I generally believe that progressive education reform should include a healthy investment in the public charter sector, with careful oversight and attempts to re-create successful charter models. But as someone who writes frequently about the astounding levels of segregation within the American education system -- a problem that is getting worse, not better -- it is disheartening to realize the extent to which the "charterization" of some urban public school systems may be deepening segregation.
The New York Times is following two related stories. First, in Minneapolis, immigrant groups are clustering their children in charter schools that seek to preserve home cultures and language, such as Hmong and Somali. And in New York City, two years after an Arabic language-themed public school resulted in protest from conservatives, a state charter committee has approved, 8-1, the creation of the Hebrew Language Academy Charter School in Brooklyn, set to open its doors in September.

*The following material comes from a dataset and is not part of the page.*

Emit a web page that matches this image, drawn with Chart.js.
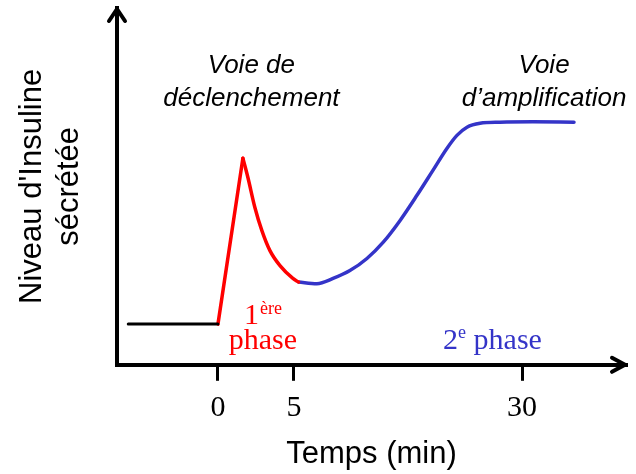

The project is funded by hedge fund retiree Michael Steinhardt, one of the donors to Birthright Israel, the program that gives any young American Jew a free trip to Israel. (Full disclosure: I took a Birthright trip in 2006.) Steinhardt's foundation says its vision is to fight the secularization of American Jewry, including intermarriage. "In order to be effective in contemporary culture, religion itself must become more subtle," the website reads. "It must be able to infuse the secular with holiness, so that the spiritual and the secular become one." Yet the school claims it will be totally secular and will teach Hebrew only as a language.
The one state committee member to vote against the school's creation was Saul B. Cohen. The Times reports:
Dr. Cohen questioned whether a Hebrew-language school was needed in a relatively high-performing district and whether a broad swath of students in the district, which is predominantly black, Hispanic and Asian, would be interested in learning Hebrew. (The district also includes neighborhoods with many Jewish immigrants from Russia and Israel.)
“It's a way of getting a good private school with public funds,” Dr. Cohen said.
Indeed, that's how it seems to me. But of course, if this school provides an excellent education to Russian and Israeli immigrants who otherwise wouldn't have been able to afford a quality private school, that will be a good thing. The problem is that this school will further segregate the neighborhood's ethnic groups from one another.